Quédame para el final, pero no lo último, o para lo
último, pero no al final...
-- ¿En qué quedamos?
-- En una casa del Compás de la Mancebía donde está tu
hermana de pupila desde el siglo XVI, so sieso manío...
Quédame para el final, señores todos de la memoria de
la taberna, concurdáneos hispalenses en general y
preferencia, decir que este libro es el mejor de literatura
tabernaria que se haya publicado en España. Aventaja con
mucho (Betis es) a aquella "Historia de una
taberna" que escribió Antonio Díaz Cañabate sobre la
que el torero Antonio Sánchez tenía en el Mesón de
Paredes madrileño. No por nada, sino porque El Traga tenía
siete mil millones de veces más gracia que Antonio
Sánchez, y Garmendia cuenta las cosas otros siete mil
millones de veces con más arte que El Caña, que era un
esaborío por mucho Don Antonio que le dijeran los toreros
para que no los pusiera malamente en las crónicas.
Y al final, pero al final de todo, de verdad de la buena,
sin ese Arte del Queo cuya praxis aquí se explica, lo
genial de esta Sevilla donde los seises no son seis, sino
diez y en la plaza del Arenal no hay arena, sino albero: en
la taberna del Tragatapas nunca hubo tapas.

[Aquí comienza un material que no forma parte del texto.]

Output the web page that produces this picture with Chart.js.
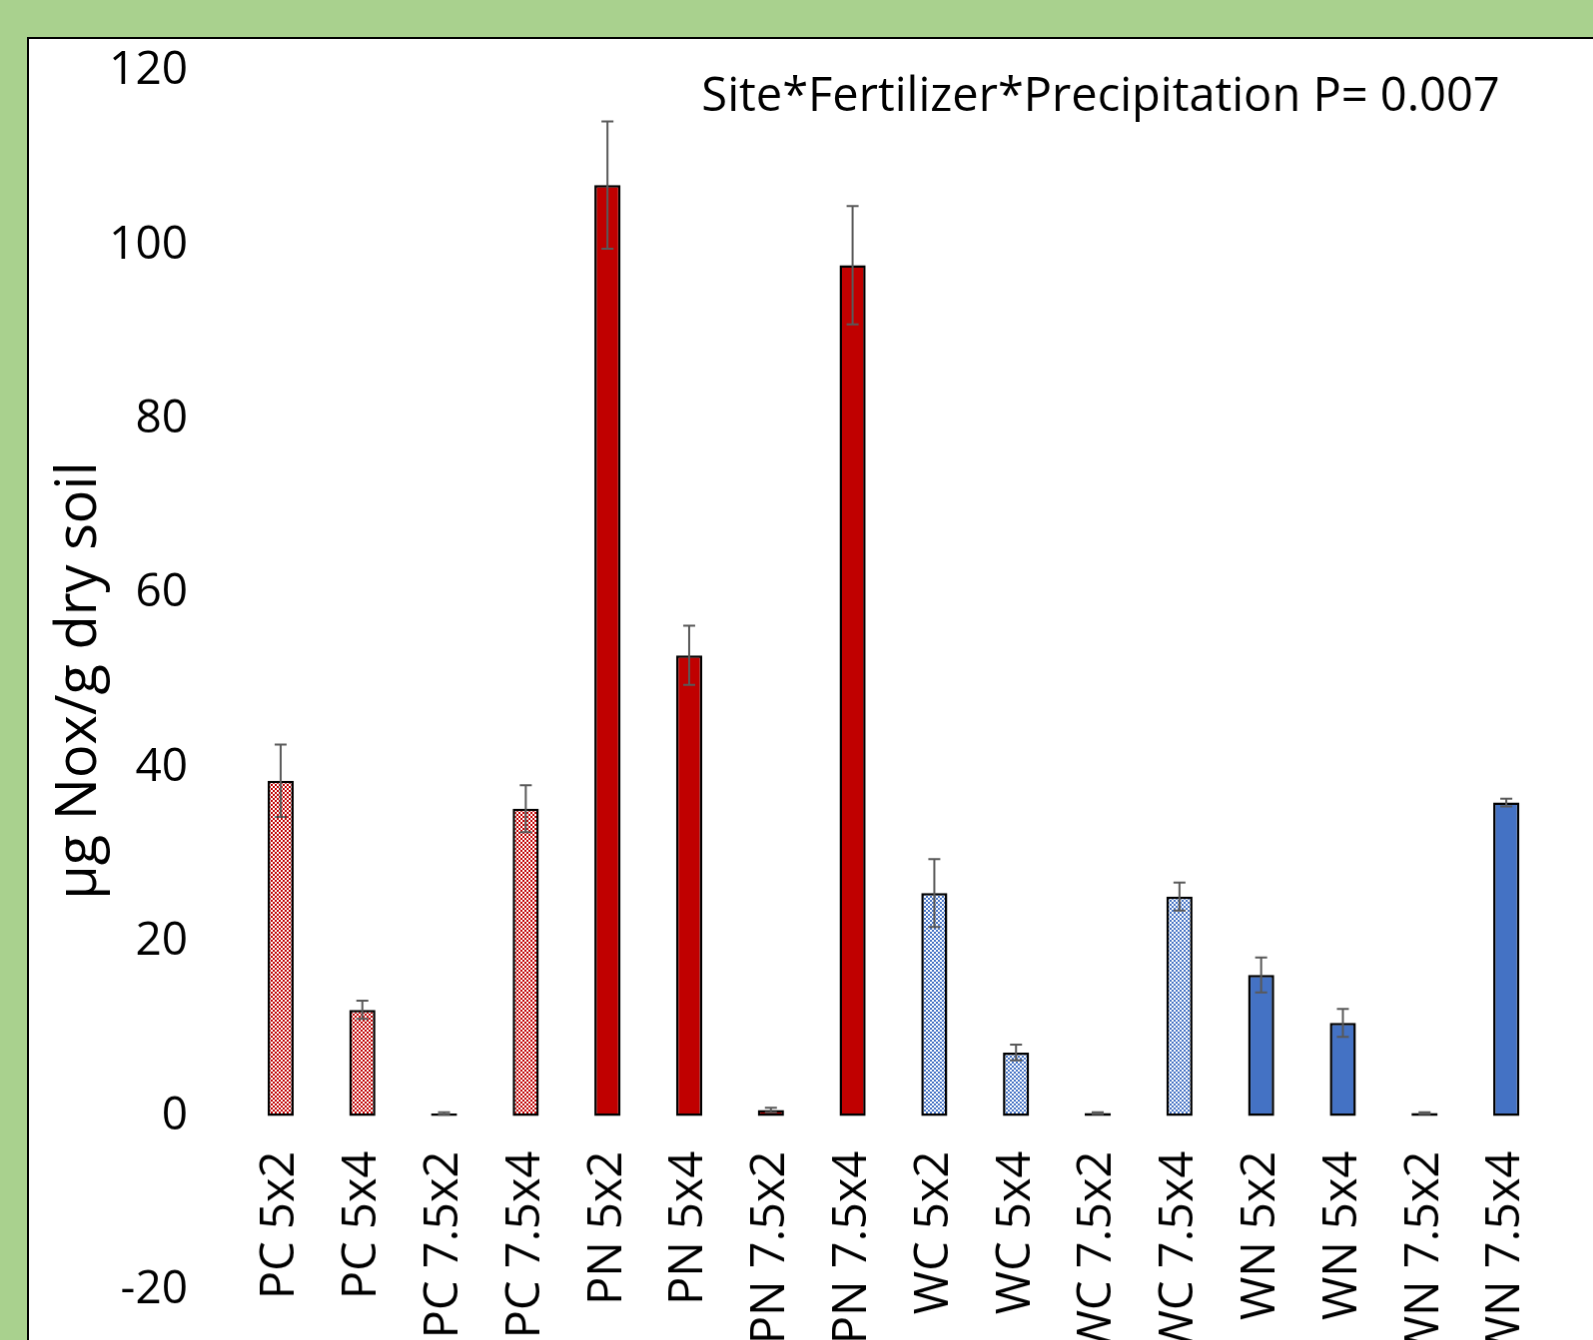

Solamente hubo un Cervantes tardío, José Antonio
Garmendia, que gracias a Dios que estaba por allí al
contrario de los Ximios de las figuritas: para oírlo, verlo
y contarlo en este libro rotundo de aciertos. No es que en
Sevilla se esté perdiendo la gracia. Es que no quedan
Cervantes o Garmendias para contarlo.
Así que ya le diré a usted, don José Antonio, dónde
me tiene que mandar por Nochebuena ese pavo que me va a
comprar usted en el Mercado de Entradores.
He dicho.
Pero el que ha dicho tela marinera del telón del Teatro
San Fernando es Garmendia en este libro, preciado tesoro de
sevillanidad y de gracia que tiene usted entre las manos.